A little truthful tale
Hello again. I’m on a roll now. So it was official, lab confirmed, a UTI. I saw my doctor last week. This could have become a dangerous situation for me. I could have wound up once again in the hospital needing IV antibiotics. I could have even ended up septic if the bacteria got into my bloodstream. It is how elderly can die from a UTI. It is when UTI symptoms aren’t realized and the infection goes undetected. My body spiked a fever, thankfully. My doctor explained my new problem that I will forever need to watch. My gastrointestinal issues and infections will cause UTI’s and vice versa. I now where pull-ups so cross contamination is easy.
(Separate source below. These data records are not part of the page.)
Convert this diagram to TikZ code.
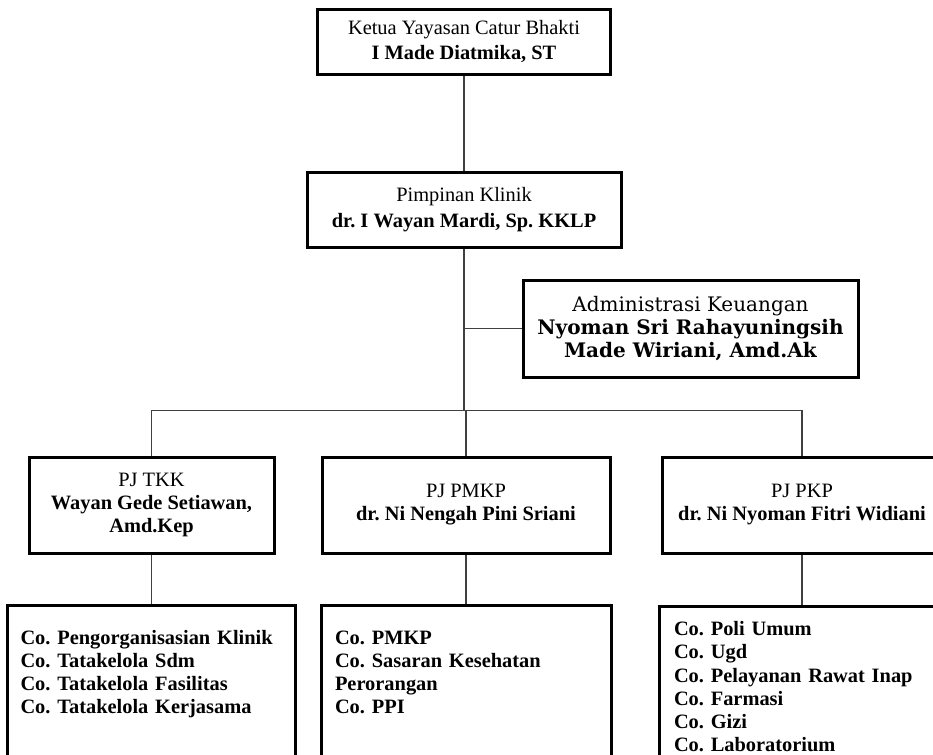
\documentclass[tikz,border=0pt]{standalone}
\usepackage{fontspec}
\setmainfont{Liberation Serif}
\newfontfamily\adminfont{DejaVu Serif}
\usetikzlibrary{positioning}
\frenchspacing
\tikzset{
  link/.style={draw=black!75,line width=0.6pt},
  headbox/.style={draw,line width=1.5pt,align=center,inner sep=2pt,
    font=\fontsize{10.2}{13}\selectfont},
  pjbox/.style={draw,line width=1.5pt,align=center,inner sep=2pt,
    minimum height=48pt,font=\fontsize{10.2}{11.5}\selectfont},
  cobox/.style={draw,line width=1.5pt,align=left,text width=131pt,
    inner xsep=6.5pt,inner ysep=12.8pt,text height=6.8pt,text depth=90pt,
    font=\fontsize{10.2}{11.6}\selectfont\bfseries}
}

\begin{document}
\begin{tikzpicture}[x=0.5pt,y=-0.5pt]
  \useasboundingbox (0,0) rectangle (933,755);
  \clip (0,0) rectangle (933,755);

  \node[headbox,minimum width=146.5pt,minimum height=32.5pt] (ketua) at (464,41.5)
    {Ketua Yayasan Catur Bhakti\\\textbf{I Made Diatmika, ST}};
  \node[headbox,below=47.5pt of ketua,minimum width=157pt,minimum height=37.5pt] (pimpinan)
    {Pimpinan Klinik\\\textbf{dr. I Wayan Mardi, Sp. KKLP}};
  \node[headbox,minimum width=167.5pt,minimum height=48.5pt,
    font=\adminfont\fontsize{10}{11.5}\selectfont] (admin) at (690.5,328.5)
    {Administrasi Keuangan\\\textbf{Nyoman Sri Rahayuningsih}\\\textbf{Made Wiriani, Amd.Ak}};

  \node[pjbox,minimum width=144pt] (pmkp) at (466,505)
    {PJ PMKP\\\textbf{dr. Ni Nengah Pini Sriani}};
  \node[pjbox,left=22.5pt of pmkp,minimum width=122.5pt] (tkk)
    {PJ TKK\\\textbf{Wayan Gede Setiawan,}\\\textbf{Amd.Kep}};
  \node[pjbox,right=24.5pt of pmkp,minimum width=140pt] (pkp)
    {PJ PKP\\\textbf{dr. Ni Nyoman Fitri Widiani}};

  \node[cobox,below=24.5pt of tkk] (cotkk)
    {Co. Pengorganisasian Klinik\\Co. Tatakelola Sdm\\Co. Tatakelola Fasilitas\\Co. Tatakelola Kerjasama};
  \node[cobox,below=24.5pt of pmkp,inner xsep=7pt] (copmkp)
    {Co. PMKP\\Co. Sasaran Kesehatan\\Perorangan\\Co. PPI};
  \node[cobox,below=25pt of pkp,text width=128pt,inner xsep=7.5pt,inner ysep=8pt] (copkp)
    {Co. Poli Umum\\Co. Ugd\\Co. Pelayanan Rawat Inap\\Co. Farmasi\\Co. Gizi\\Co. Laboratorium};

  \coordinate[below=81pt of pimpinan] (bus);
  \draw[link] (ketua) -- (pimpinan);
  \draw[link] (pimpinan) -- (bus);
  \draw[link] (admin.west) -- (admin.west -| bus);
  \draw[link] (tkk) |- (bus) -| (pkp);
  \draw[link] (pmkp) -- (pmkp |- bus);
  \draw[link] (tkk) -- (cotkk);
  \draw[link] (pmkp) -- (copmkp);
  \draw[link] (pkp) -- (copkp);
\end{tikzpicture}
\end{document}
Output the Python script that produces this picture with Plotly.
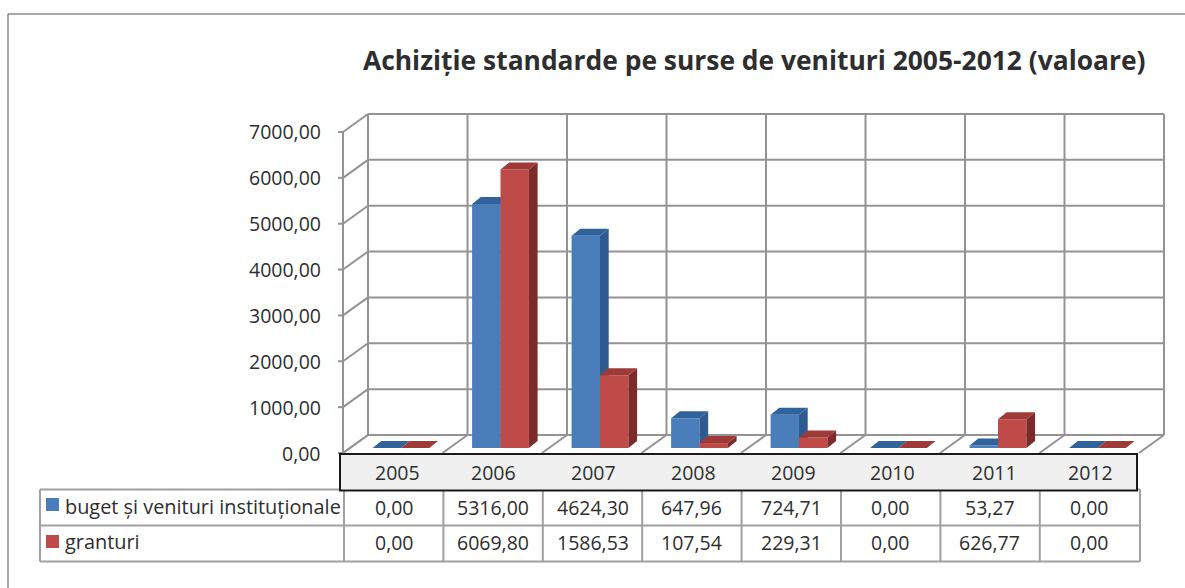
import plotly.graph_objects as go

years = ["2005", "2006", "2007", "2008", "2009", "2010", "2011", "2012"]
buget = [0.00, 5316.00, 4624.30, 647.96, 724.71, 0.00, 53.27, 0.00]
granturi = [0.00, 6069.80, 1586.53, 107.54, 229.31, 0.00, 626.77, 0.00]
series_names = ["buget și venituri instituționale", "granturi"]
axis_ticks = [0, 1000, 2000, 3000, 4000, 5000, 6000, 7000]
title = "Achiziție standarde pe surse de venituri 2005-2012 (valoare)"


def fmt(v):
    return f"{v:.2f}".replace(".", ",")


W, H = 1185, 588
BASE_PY = 448
PX_PER_UNIT = 45.9 / 1000
CAT0_PX = 401
CAT_PX = 99.5
BAR_W = 28.4 / CAT_PX
DX = 8.7 / CAT_PX
DV = 7 / PX_PER_UNIT


def x_of(px):
    return (px - CAT0_PX) / CAT_PX


def y_of(py):
    return (BASE_PY - py) / PX_PER_UNIT


def faces(values, off):
    sx, sy, tx, ty = [], [], [], []
    for i, v in enumerate(values):
        x0 = i + off
        x1 = x0 + BAR_W
        tx += [x0, x1, x1 + DX, x0 + DX, x0, None]
        ty += [v, v, v + DV, v + DV, v, None]
        if v > 0:
            sx += [x1, x1 + DX, x1 + DX, x1, x1, None]
            sy += [0, DV, v + DV, v, 0, None]
    return sx, sy, tx, ty


fig = go.Figure()
cols = list(range(len(years)))


def add_series(name, values, off, front, side, top, xa, ya):
    fig.add_trace(go.Bar(x=cols, y=values, name=name, offset=off, width=BAR_W, marker=dict(color=front, line=dict(width=0)), xaxis=xa, yaxis=ya))
    sx, sy, tx, ty = faces(values, off)
    fig.add_trace(go.Scatter(x=sx, y=sy, mode="lines", fill="toself", fillcolor=side, line=dict(width=0), xaxis=xa, yaxis=ya, hoverinfo="skip"))
    fig.add_trace(go.Scatter(x=tx, y=ty, mode="lines", fill="toself", fillcolor=top, line=dict(width=0), xaxis=xa, yaxis=ya, hoverinfo="skip"))


add_series(series_names[0], buget, -BAR_W, "#4a7ebb", "#2f5a8f", "#30639c", "x", "y")
add_series(series_names[1], granturi, 0, "#be4b48", "#7d2b2a", "#9f3a38", "x2", "y2")

GRID = dict(color="#939393", width=2)
shapes = []


def line(x0, y0, x1, y1, ln=GRID, layer="below"):
    shapes.append(dict(type="line", xref="x", yref="y", x0=x_of(x0), y0=y_of(y0), x1=x_of(x1), y1=y_of(y1), line=ln, layer=layer))


FRONT_X, BACK_X = 343, 368
FRONT_Y0, BACK_Y0 = 453, 435
TICK_PX = 45.86
for t in axis_ticks:
    d = t / 1000 * TICK_PX
    line(BACK_X, BACK_Y0 - d, BACK_X + CAT_PX * 8, BACK_Y0 - d)
    line(FRONT_X, FRONT_Y0 - d, BACK_X, BACK_Y0 - d)
    line(FRONT_X - 5, FRONT_Y0 - d, FRONT_X, FRONT_Y0 - d)
top_d = axis_ticks[-1] / 1000 * TICK_PX
line(FRONT_X, FRONT_Y0, FRONT_X, FRONT_Y0 - top_d)
for i in range(len(years) + 1):
    bx = BACK_X + CAT_PX * i
    line(bx, BACK_Y0, bx, BACK_Y0 - top_d)
    line(FRONT_X + CAT_PX * i, FRONT_Y0, bx, BACK_Y0)


def p(px, py):
    return px / W, 1 - py / H


def paper_rect(x0, y0, x1, y1, **kw):
    a, b = p(x0, y0)
    c, d = p(x1, y1)
    shapes.append(dict(type="rect", xref="paper", yref="paper", x0=a, y0=b, x1=c, y1=d, **kw))


def paper_line(x0, y0, x1, y1, ln):
    a, b = p(x0, y0)
    c, d = p(x1, y1)
    shapes.append(dict(type="line", xref="paper", yref="paper", x0=a, y0=b, x1=c, y1=d, line=ln))


# outer chart frame
FRAME = dict(color="#8a8a8a", width=1.5)
paper_line(8, 14, W, 14, FRAME)
paper_line(8, 14, 8, H, FRAME)

# data table
TBL = dict(color="#a0a0a0", width=2)
T_X0, T_X1 = 40, 1140
T_R = [489.5, 525.5, 561.5]
C_X = [344 + 99.4 * i for i in range(9)]
C_X[-1] = T_X1
for ry in T_R:
    paper_line(T_X0, ry, T_X1, ry, TBL)
for cx in [T_X0] + C_X:
    paper_line(cx, T_R[0], cx, T_R[-1], TBL)
paper_rect(340, 454, 1137, 490.5, fillcolor="#f0f0f0", line=dict(color="#1a1a1a", width=2))
paper_rect(46, 498, 59, 511, fillcolor="#4a7ebb", line=dict(width=0))
paper_rect(46, 535, 59, 548, fillcolor="#be4b48", line=dict(width=0))

annotations = []
FONT = "Open Sans"
TXT = "#2e2e2e"


def text(px, py, s, size, anchor="center", bold=False):
    a, b = p(px, py)
    annotations.append(dict(xref="paper", yref="paper", x=a, y=b, text=f"<b>{s}</b>" if bold else s, showarrow=False, xanchor=anchor, yanchor="middle", font=dict(family=FONT, size=size, color=TXT)))


text(754, 60, title, 26.4, bold=True)
for t in axis_ticks:
    text(323, FRONT_Y0 - t / 1000 * TICK_PX, fmt(t), 19.5, anchor="right")
HEADER_X = [397, 493, 593, 693, 793, 893, 994, 1090]
for hx, y in zip(HEADER_X, years):
    text(hx, 472.5, y, 19.5)
for i in range(len(years)):
    cx = 394 + 99.3 * i
    text(cx, 507, fmt(buget[i]), 19.5)
    text(cx, 542, fmt(granturi[i]), 19.5)
text(63, 506.5, series_names[0], 19.9, anchor="left")
text(63, 541.5, series_names[1], 19.9, anchor="left")

xr = [x_of(0), x_of(W)]
yr = [y_of(H), y_of(0)]
hidden = dict(visible=False, showgrid=False, zeroline=False, fixedrange=True)
fig.update_layout(
    width=W, height=H, margin=dict(l=0, r=0, t=0, b=0), showlegend=False,
    paper_bgcolor="white", plot_bgcolor="white", shapes=shapes, annotations=annotations,
    xaxis=dict(range=xr, **hidden), yaxis=dict(range=yr, **hidden),
    xaxis2=dict(range=xr, overlaying="x", **hidden), yaxis2=dict(range=yr, overlaying="y", **hidden),
)
fig.write_html("out.html", config=dict(displayModeBar=False), post_script="document.body.style.margin='0';document.body.style.overflow='hidden';")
There are small things we could do to prevent cross contamination but I will forever have to be aware. My aides have to be aware. Once again it is something else on my plate that has completely changed since last year’s hospitalization. The change in my life is so dramatic it is hard to remain positive. I sometimes have retreated to a darker place. People think I’m depressed. I’m not depressed. I’m just not happy. I’m getting tired of fighting everyday for the smallest of accomplishments. I’m not even sure I’d call them accomplishments, is feeding my dogs an accomplishment? I don’t know anymore. Everything takes so much out of me. I always had a limited amount of spoons when I’d wake up each day. Seems like now I wake up with less and less month after month. My world is so small now. It’s a good thing I’ve always been a couch potato since that’s all I can do these days. It’s been tough.
3 thoughts on “A little truthful tale”
You make a big contribution every day with every post in sharing your story with others. 🙂
I think I need a little support from people who know the feeling.
I GOT YOU! I’m having a better than average week ( I know it’s only Monday), but I got you! Please call if you feel like talking. If you don’t, just know you are not alone.